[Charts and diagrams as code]

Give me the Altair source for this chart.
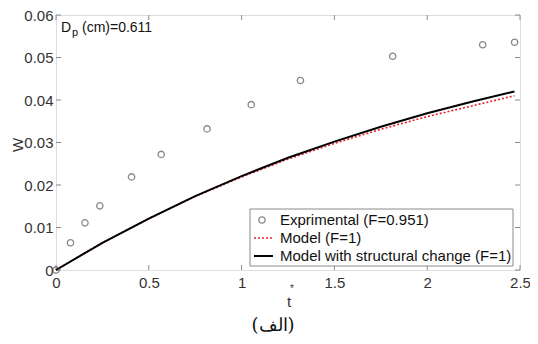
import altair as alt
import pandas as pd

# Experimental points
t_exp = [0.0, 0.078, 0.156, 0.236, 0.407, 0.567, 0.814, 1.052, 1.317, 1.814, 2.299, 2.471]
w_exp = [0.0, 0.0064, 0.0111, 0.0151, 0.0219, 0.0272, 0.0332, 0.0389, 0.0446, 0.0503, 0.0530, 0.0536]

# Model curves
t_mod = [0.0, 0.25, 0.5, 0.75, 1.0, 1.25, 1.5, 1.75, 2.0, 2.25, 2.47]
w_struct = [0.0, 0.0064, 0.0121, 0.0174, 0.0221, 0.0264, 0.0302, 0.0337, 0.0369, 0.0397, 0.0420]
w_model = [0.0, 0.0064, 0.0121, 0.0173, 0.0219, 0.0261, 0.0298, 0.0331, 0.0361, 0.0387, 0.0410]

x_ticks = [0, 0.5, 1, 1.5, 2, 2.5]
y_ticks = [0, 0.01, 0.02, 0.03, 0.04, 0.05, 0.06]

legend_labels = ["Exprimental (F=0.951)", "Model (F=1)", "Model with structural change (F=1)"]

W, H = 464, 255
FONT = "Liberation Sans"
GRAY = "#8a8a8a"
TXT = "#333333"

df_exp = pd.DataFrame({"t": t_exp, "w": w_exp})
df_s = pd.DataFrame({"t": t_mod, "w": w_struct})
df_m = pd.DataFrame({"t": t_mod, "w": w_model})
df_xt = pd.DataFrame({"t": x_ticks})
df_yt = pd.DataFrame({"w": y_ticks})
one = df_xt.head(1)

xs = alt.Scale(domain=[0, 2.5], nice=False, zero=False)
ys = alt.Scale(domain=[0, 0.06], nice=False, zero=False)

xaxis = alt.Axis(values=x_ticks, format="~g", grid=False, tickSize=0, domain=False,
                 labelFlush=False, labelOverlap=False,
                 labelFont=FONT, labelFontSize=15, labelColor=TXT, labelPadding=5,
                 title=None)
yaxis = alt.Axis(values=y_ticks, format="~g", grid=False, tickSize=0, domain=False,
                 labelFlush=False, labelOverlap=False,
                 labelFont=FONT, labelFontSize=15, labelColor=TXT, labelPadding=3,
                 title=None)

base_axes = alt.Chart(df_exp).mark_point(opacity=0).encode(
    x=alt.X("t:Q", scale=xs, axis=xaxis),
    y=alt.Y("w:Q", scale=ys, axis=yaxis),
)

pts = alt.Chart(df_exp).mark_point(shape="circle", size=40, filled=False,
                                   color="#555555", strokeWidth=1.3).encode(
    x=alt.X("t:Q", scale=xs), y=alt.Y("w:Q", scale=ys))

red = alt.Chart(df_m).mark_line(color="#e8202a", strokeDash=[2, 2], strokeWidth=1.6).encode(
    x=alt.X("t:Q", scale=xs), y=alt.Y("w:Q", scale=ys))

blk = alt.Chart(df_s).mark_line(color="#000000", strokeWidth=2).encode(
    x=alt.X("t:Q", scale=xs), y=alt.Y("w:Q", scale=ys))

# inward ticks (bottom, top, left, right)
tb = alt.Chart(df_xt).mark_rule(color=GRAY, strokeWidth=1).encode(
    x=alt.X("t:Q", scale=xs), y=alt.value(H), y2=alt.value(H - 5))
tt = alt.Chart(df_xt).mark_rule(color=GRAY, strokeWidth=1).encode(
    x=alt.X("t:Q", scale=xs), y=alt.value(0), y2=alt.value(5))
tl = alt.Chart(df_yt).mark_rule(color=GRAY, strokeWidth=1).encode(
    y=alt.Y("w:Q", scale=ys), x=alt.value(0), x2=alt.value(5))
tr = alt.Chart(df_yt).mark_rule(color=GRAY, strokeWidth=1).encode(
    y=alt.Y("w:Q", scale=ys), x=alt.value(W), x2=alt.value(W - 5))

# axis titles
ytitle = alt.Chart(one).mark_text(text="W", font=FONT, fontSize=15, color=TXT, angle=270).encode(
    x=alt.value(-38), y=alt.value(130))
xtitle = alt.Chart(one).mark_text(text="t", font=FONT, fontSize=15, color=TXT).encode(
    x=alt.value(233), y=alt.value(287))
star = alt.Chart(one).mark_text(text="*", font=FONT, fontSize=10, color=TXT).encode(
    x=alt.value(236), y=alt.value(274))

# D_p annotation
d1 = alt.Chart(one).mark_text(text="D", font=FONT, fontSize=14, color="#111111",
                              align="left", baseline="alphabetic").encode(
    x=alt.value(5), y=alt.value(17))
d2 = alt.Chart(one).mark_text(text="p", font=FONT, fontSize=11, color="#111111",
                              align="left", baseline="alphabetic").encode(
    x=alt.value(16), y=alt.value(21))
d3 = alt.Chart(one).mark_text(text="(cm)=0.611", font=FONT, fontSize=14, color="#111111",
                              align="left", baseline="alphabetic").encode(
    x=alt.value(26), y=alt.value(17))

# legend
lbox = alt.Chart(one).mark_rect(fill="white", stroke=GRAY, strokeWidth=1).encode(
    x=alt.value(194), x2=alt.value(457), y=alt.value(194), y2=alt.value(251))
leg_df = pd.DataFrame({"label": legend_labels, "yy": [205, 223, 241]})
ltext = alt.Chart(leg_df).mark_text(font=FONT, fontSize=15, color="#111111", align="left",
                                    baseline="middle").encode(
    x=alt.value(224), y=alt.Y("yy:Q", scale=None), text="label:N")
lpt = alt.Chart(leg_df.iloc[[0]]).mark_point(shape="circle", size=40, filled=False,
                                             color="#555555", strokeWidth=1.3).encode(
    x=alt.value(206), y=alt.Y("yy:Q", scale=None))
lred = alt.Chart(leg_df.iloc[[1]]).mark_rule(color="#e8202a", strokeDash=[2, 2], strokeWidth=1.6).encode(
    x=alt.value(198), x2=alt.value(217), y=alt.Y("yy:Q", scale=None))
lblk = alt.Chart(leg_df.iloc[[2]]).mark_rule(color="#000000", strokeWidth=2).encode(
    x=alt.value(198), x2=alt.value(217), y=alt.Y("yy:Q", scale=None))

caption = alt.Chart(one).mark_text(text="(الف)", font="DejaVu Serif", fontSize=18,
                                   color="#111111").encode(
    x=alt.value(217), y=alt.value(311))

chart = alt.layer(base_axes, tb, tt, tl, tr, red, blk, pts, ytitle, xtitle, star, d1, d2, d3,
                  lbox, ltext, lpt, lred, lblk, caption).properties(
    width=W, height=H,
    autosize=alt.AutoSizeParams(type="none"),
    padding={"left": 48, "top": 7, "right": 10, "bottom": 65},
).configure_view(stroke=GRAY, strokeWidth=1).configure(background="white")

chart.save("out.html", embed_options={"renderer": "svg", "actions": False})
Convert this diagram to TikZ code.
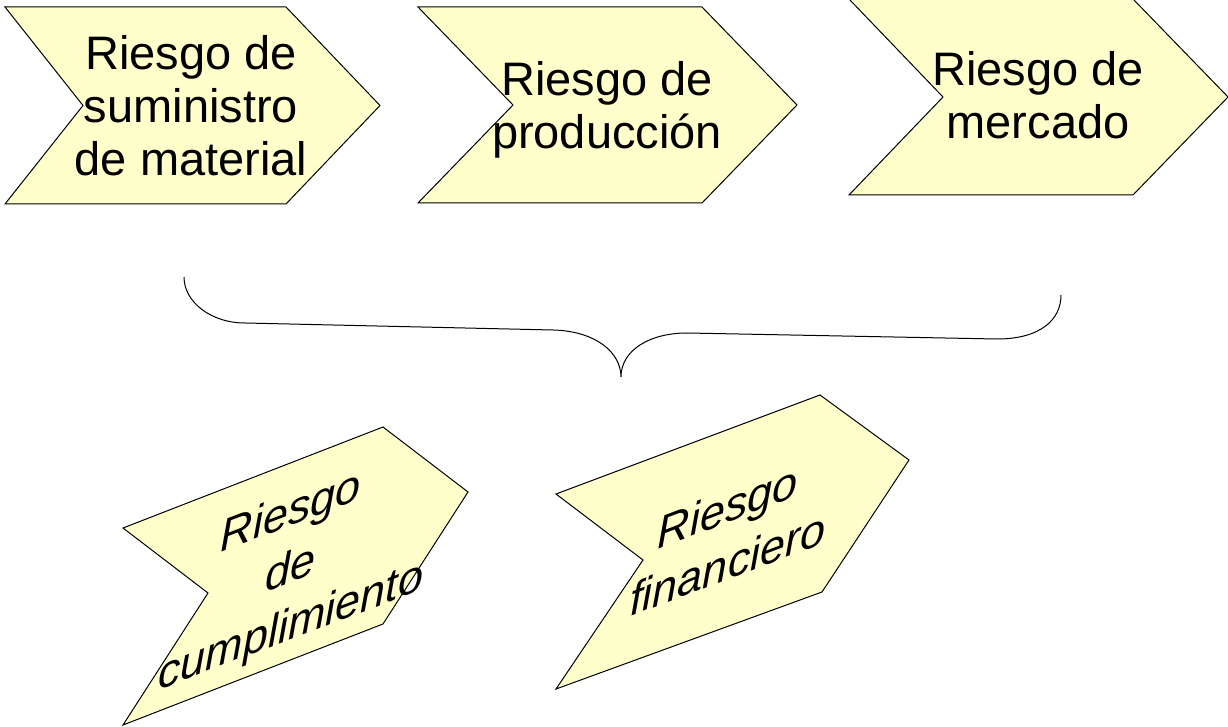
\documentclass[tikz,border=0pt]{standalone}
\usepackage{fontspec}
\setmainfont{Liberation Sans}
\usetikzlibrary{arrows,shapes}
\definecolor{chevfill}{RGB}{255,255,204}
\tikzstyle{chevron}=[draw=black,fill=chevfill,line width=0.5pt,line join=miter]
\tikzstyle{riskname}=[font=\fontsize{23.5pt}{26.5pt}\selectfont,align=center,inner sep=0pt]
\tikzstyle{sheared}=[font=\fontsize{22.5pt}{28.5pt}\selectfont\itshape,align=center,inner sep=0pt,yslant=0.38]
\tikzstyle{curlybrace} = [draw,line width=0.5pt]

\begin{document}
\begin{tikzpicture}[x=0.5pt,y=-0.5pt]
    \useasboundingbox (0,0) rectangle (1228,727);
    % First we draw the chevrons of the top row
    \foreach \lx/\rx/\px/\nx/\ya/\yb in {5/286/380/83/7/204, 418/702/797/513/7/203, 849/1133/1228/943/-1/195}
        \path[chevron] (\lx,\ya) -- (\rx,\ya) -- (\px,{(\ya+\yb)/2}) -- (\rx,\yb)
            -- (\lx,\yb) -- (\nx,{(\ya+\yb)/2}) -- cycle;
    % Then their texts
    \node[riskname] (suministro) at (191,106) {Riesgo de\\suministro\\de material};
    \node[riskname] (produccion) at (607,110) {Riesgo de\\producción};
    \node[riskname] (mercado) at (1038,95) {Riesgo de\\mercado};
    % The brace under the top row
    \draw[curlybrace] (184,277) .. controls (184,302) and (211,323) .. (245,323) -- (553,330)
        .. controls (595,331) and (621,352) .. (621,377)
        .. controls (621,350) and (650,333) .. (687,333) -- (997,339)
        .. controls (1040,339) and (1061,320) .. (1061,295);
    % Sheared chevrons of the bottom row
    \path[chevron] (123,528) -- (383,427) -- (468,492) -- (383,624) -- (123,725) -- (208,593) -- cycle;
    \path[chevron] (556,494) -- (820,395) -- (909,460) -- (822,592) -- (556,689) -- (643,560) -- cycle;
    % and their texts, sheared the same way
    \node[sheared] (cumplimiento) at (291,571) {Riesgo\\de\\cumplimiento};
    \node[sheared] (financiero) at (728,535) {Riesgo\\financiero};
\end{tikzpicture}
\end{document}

* Your instructions
Leave out any pictures, please, and quote only the lines from the top of the data through the line that contains "one = df_xt.head(1)".

* Full answer
Give me the Altair source for this chart.
import altair as alt
import pandas as pd

# Experimental points
t_exp = [0.0, 0.078, 0.156, 0.236, 0.407, 0.567, 0.814, 1.052, 1.317, 1.814, 2.299, 2.471]
w_exp = [0.0, 0.0064, 0.0111, 0.0151, 0.0219, 0.0272, 0.0332, 0.0389, 0.0446, 0.0503, 0.0530, 0.0536]

# Model curves
t_mod = [0.0, 0.25, 0.5, 0.75, 1.0, 1.25, 1.5, 1.75, 2.0, 2.25, 2.47]
w_struct = [0.0, 0.0064, 0.0121, 0.0174, 0.0221, 0.0264, 0.0302, 0.0337, 0.0369, 0.0397, 0.0420]
w_model = [0.0, 0.0064, 0.0121, 0.0173, 0.0219, 0.0261, 0.0298, 0.0331, 0.0361, 0.0387, 0.0410]

x_ticks = [0, 0.5, 1, 1.5, 2, 2.5]
y_ticks = [0, 0.01, 0.02, 0.03, 0.04, 0.05, 0.06]

legend_labels = ["Exprimental (F=0.951)", "Model (F=1)", "Model with structural change (F=1)"]

W, H = 464, 255
FONT = "Liberation Sans"
GRAY = "#8a8a8a"
TXT = "#333333"

df_exp = pd.DataFrame({"t": t_exp, "w": w_exp})
df_s = pd.DataFrame({"t": t_mod, "w": w_struct})
df_m = pd.DataFrame({"t": t_mod, "w": w_model})
df_xt = pd.DataFrame({"t": x_ticks})
df_yt = pd.DataFrame({"w": y_ticks})
one = df_xt.head(1)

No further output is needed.